Geocaching is Family Fun
by Barry Trute, Associate Park and Recreation Specialist
Geocaching has proved to my daughter that I am a geek… but that’s okay. At thirteen she probably thinks anyone over the age of twenty-five is from another planet, but now she knows that she can be a pseudo-geek right alongside her father (geekdom in any form is not endearing to her mother).
You know geocaching, that’s the growing activity where people use their GPS (Global Positioning System) receivers to find hidden goodies just about anywhere. Much like finding buried pirate treasure except that geocaches are never buried. Arrrgh!

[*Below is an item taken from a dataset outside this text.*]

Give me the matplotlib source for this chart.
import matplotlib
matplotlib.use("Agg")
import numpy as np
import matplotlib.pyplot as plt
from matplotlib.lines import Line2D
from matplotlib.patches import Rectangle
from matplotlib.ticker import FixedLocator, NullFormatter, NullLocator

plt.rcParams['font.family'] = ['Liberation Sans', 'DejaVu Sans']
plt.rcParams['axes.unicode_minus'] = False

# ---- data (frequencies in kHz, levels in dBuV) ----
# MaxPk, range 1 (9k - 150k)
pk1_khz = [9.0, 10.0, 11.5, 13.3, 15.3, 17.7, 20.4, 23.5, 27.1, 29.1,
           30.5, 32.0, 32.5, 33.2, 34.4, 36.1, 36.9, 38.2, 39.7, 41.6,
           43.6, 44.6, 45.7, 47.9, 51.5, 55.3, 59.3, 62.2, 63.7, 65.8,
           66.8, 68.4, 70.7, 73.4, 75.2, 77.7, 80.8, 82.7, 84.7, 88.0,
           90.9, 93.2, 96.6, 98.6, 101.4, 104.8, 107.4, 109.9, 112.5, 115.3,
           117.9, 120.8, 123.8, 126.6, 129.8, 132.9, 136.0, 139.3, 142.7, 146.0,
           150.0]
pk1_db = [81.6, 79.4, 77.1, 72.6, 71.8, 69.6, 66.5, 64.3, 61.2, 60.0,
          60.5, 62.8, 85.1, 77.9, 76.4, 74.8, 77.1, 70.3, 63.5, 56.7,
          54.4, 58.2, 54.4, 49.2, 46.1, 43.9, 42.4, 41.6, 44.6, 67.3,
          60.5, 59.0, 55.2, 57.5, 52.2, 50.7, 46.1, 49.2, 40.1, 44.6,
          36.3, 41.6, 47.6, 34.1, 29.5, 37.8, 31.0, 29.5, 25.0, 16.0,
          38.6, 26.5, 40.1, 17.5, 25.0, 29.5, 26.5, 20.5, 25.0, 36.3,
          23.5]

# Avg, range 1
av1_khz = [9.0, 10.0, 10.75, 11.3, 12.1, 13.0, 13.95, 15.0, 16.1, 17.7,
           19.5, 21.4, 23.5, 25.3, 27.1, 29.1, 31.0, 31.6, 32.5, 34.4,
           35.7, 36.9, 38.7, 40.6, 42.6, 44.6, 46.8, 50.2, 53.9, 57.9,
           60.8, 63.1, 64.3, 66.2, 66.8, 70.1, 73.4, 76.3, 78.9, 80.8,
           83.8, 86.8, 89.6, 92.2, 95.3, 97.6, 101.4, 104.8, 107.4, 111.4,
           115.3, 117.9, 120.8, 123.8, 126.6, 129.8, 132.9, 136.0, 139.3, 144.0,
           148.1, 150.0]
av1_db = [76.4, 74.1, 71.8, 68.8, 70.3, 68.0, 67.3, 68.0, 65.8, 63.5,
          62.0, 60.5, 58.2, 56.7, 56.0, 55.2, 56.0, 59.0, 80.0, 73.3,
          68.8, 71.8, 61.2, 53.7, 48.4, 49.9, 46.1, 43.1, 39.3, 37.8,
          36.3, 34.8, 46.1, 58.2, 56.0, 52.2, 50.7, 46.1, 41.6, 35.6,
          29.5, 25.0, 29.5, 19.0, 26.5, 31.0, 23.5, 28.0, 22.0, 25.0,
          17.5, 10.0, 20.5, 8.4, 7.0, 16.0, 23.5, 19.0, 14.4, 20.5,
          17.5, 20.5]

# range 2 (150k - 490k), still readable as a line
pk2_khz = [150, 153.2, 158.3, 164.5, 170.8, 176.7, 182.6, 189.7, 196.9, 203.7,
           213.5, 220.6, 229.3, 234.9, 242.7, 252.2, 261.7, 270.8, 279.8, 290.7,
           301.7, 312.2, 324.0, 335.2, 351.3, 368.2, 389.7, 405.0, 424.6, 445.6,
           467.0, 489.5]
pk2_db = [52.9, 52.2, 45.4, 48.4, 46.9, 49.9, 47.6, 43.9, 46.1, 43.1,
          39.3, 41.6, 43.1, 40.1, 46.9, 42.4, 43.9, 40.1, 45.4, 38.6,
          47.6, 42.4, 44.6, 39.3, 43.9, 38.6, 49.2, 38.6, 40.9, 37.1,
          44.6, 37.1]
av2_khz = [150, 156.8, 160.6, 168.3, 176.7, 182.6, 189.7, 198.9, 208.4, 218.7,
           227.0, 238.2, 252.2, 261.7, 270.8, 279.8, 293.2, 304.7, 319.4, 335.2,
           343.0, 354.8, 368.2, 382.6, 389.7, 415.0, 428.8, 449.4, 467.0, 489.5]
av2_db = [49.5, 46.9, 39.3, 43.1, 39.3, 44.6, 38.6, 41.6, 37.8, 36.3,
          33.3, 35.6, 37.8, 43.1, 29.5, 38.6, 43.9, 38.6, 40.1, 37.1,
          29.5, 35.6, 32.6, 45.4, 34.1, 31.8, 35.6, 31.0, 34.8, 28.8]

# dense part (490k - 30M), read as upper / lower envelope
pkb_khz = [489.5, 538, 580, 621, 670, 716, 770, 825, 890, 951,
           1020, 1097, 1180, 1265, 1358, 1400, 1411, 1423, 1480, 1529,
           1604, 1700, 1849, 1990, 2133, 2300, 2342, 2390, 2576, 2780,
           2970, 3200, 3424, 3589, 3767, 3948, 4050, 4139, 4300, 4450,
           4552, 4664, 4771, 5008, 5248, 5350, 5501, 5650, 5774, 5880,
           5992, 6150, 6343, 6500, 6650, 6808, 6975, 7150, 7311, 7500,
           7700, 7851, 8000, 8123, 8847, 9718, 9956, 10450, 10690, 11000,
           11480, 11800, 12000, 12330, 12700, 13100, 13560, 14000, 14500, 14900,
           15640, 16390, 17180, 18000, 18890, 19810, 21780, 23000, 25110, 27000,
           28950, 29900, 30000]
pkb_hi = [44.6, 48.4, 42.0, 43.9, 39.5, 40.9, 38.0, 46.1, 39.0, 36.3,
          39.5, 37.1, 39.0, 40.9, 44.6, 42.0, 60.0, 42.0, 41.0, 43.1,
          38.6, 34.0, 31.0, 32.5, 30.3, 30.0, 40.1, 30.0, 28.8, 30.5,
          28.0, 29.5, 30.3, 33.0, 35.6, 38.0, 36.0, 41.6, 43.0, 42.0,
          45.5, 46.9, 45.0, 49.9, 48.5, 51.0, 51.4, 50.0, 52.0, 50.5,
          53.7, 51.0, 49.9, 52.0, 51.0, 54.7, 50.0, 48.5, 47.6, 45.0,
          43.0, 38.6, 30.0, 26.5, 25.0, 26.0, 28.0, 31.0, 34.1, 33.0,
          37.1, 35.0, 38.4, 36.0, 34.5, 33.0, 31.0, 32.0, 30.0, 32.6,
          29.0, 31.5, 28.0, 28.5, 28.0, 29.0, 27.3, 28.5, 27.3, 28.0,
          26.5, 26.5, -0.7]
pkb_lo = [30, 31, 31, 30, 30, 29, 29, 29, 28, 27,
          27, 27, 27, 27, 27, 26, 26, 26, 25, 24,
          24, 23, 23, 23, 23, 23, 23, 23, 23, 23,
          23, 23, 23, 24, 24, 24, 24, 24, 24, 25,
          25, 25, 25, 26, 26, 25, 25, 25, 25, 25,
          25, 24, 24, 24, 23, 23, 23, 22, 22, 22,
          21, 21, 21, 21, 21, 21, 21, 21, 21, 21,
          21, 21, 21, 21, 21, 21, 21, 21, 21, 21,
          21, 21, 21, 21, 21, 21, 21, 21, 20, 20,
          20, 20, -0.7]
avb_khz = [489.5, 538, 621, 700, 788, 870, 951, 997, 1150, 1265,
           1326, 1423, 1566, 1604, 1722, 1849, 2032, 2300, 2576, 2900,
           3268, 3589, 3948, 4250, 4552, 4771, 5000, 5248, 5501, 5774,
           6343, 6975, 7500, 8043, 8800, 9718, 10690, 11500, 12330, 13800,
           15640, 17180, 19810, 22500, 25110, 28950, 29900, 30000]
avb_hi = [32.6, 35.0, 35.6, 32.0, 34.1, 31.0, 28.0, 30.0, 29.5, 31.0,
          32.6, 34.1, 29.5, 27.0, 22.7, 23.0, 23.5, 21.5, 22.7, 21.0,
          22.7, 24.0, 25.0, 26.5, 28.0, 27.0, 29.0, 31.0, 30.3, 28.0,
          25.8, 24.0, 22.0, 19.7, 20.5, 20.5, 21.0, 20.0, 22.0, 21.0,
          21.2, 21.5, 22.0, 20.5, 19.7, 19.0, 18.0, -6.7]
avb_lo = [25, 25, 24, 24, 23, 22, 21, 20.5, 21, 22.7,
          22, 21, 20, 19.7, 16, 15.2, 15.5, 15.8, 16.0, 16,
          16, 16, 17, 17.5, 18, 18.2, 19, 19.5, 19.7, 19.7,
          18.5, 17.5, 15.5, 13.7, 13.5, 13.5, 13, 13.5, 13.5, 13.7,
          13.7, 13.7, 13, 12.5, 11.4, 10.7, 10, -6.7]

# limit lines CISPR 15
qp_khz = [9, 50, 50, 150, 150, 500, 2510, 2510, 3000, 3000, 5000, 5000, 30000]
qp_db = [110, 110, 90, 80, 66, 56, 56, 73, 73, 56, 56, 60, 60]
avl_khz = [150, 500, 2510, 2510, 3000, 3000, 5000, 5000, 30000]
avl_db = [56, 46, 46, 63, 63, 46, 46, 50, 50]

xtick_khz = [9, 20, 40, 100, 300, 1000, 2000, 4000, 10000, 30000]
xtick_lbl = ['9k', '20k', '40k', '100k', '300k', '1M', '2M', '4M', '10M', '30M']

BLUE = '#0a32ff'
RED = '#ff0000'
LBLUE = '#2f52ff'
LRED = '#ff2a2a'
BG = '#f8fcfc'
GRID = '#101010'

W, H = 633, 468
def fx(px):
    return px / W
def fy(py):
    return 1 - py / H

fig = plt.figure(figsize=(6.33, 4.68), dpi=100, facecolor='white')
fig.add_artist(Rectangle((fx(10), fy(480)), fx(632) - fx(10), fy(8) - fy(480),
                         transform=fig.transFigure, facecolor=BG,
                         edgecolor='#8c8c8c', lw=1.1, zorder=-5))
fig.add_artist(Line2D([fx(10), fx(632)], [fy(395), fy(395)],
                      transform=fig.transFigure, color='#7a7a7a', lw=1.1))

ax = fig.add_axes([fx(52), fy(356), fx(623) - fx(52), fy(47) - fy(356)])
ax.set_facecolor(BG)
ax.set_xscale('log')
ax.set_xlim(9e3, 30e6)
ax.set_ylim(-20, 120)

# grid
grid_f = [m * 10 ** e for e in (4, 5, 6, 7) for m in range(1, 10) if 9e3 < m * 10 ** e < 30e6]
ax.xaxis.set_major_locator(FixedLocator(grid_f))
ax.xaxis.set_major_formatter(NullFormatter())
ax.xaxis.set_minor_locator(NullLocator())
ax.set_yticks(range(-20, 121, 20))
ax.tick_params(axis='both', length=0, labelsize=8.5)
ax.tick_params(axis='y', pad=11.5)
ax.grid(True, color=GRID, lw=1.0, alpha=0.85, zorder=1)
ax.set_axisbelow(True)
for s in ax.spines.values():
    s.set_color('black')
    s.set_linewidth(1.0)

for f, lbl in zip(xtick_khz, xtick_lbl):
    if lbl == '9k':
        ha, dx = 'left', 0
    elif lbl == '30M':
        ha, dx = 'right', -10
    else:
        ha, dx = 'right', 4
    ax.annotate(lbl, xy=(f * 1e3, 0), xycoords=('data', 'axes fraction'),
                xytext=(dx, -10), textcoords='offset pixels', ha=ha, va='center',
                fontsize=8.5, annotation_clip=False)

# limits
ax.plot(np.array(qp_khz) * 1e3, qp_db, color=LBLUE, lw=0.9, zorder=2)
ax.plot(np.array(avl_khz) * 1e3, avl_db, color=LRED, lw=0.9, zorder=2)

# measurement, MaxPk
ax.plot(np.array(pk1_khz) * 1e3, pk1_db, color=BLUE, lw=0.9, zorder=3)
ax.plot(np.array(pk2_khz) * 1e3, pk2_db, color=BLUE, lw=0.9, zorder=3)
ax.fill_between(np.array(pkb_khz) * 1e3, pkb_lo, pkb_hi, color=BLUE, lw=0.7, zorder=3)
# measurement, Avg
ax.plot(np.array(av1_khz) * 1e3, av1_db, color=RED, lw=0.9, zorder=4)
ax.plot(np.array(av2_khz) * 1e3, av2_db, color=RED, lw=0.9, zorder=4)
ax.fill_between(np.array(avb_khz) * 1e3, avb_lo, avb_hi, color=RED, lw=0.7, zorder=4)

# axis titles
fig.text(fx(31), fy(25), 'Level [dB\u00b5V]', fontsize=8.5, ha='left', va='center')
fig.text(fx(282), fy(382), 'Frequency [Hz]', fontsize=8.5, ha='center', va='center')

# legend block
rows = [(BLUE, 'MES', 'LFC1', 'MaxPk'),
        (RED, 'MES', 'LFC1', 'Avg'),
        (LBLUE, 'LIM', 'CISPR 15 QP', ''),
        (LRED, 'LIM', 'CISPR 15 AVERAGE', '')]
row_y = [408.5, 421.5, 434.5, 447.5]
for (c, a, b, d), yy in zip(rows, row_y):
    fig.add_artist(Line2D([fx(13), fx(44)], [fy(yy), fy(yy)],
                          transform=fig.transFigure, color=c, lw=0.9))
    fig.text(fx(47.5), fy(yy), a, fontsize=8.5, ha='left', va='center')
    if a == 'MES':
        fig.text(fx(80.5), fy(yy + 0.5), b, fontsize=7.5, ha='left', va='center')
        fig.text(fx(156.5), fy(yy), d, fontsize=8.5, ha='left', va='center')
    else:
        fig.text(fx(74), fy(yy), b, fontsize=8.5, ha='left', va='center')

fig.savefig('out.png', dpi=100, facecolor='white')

Our daughter loves the outdoors and anything techno. Geocaching combines the two which is normally tough to do. What’s great is that we can get her away from the television and into nature while tricking her into spending quality time with her parents. What parents of a teenager would think that possible? Well, it is and it gets even better. A little secret that she has yet to realize is that geocaching is almost always educational. The initial premise of geocaching was to take people to special places that they might not even know existed. I don’t know how many times any one of us has said, “I didn’t know this cool place was here!” We always learn something about the place we are visiting. That's the whole idea… and it’s fun!

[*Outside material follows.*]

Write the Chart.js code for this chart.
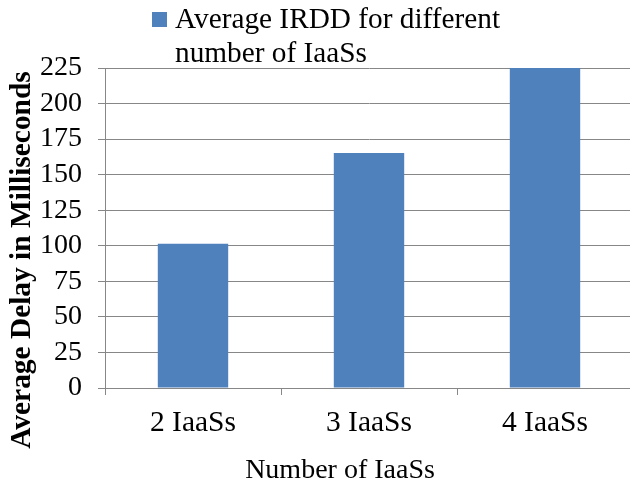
<!DOCTYPE html>
<html>
<head>
<meta charset="utf-8">
<title>Average IRDD for different number of IaaSs</title>
<script src="https://cdn.jsdelivr.net/npm/chart.js@4/dist/chart.umd.min.js"></script>
<style>
    html, body { margin: 0; padding: 0; background: #fff; overflow: hidden; }
    #wrap { width: 634px; height: 489px; }
</style>
</head>
<body>
<div id="wrap"><canvas id="irddChart"></canvas></div>
<script>
// Chart data
const categories = ['2 IaaSs', '3 IaaSs', '4 IaaSs'];
const avgDelay = [101.5, 165.3, 225];
const seriesLabel = ['Average IRDD for different', 'number of IaaSs'];
const yTitle = 'Average Delay in Milliseconds';
const xTitle = 'Number of IaaSs';

const FONT = "'Liberation Serif', 'Times New Roman', serif";
const GRID = '#878787';
const BAR = '#4f81bd';

// Draws the legend and axis titles where the original puts them
const decorations = {
    id: 'decorations',
    afterDraw(chart) {
        const ctx = chart.ctx;
        ctx.save();
        ctx.fillStyle = BAR;
        ctx.fillRect(152, 12, 15, 15);

        ctx.fillStyle = '#000';
        ctx.font = '29.3px ' + FONT;
        ctx.textAlign = 'left';
        ctx.textBaseline = 'alphabetic';
        ctx.fillText(seriesLabel[0], 175, 28);
        ctx.fillText(seriesLabel[1], 175, 62);

        ctx.font = '28px ' + FONT;
        ctx.textAlign = 'center';
        ctx.textBaseline = 'middle';
        ctx.fillText(xTitle, 340, 471);

        ctx.translate(22, 260);
        ctx.rotate(-Math.PI / 2);
        ctx.font = 'bold 29.4px ' + FONT;
        ctx.fillText(yTitle, 0, 0);
        ctx.restore();
    }
};

new Chart(document.getElementById('irddChart'), {
    type: 'bar',
    data: {
        labels: categories,
        datasets: [{
            label: seriesLabel.join(' '),
            data: avgDelay,
            backgroundColor: BAR,
            borderWidth: 0,
            barPercentage: 0.4,
            categoryPercentage: 1
        }]
    },
    options: {
        responsive: true,
        maintainAspectRatio: false,
        animation: false,
        layout: {
            padding: { top: 68, right: 1, left: 0, bottom: 0 }
        },
        plugins: {
            legend: { display: false },
            tooltip: { enabled: false }
        },
        scales: {
            y: {
                min: 0,
                max: 225,
                afterFit: function(scale) { scale.width = 105; },
                ticks: {
                    stepSize: 25,
                    autoSkip: false,
                    color: '#000',
                    padding: 16,
                    font: { family: FONT, size: 28 }
                },
                grid: {
                    color: GRID,
                    lineWidth: 1,
                    tickLength: 7
                },
                border: { color: GRID, width: 1 }
            },
            x: {
                afterFit: function(scale) { scale.height = 101; },
                ticks: {
                    color: '#000',
                    padding: 11,
                    font: { family: FONT, size: 29.5 }
                },
                grid: {
                    color: GRID,
                    drawOnChartArea: false,
                    tickLength: 7
                },
                border: { color: GRID, width: 1 }
            }
        }
    },
    plugins: [decorations]
});
</script>
</body>
</html>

Our family has spent a considerable amount of time geocaching at Angel Island SP and I hear that Millerton Lake SRA and Lake Perris SRA have some great geocaching challenges. Fortunately, California State Parks is a member of Geocaching.com and you can log on to their website at www.geocaching.com to find other great places to geocache in the Golden State and the world. The free membership will work for the beginner, but eventually you’ll probably want to become a premier member so that you can access the more advanced features of the site. Learn more about California State Parks Geocaching guidelines at www.parks.ca.gov/geocaching
So, wherever you are going, whether for the day or a week, in town or far away, you can always incorporate a little geocaching fun. No sitting around the campsite or in the hotel room saying, “There’s nothing to do!”
In a nutshell, geocaching provides families with the opportunity to do something enjoyable together that might include a little exercise, provide a chance to learn something, get everybody outside, see someplace new (or at least in a different way), not cost a whole lot of money and help parents and children connect … how is that not a good thing?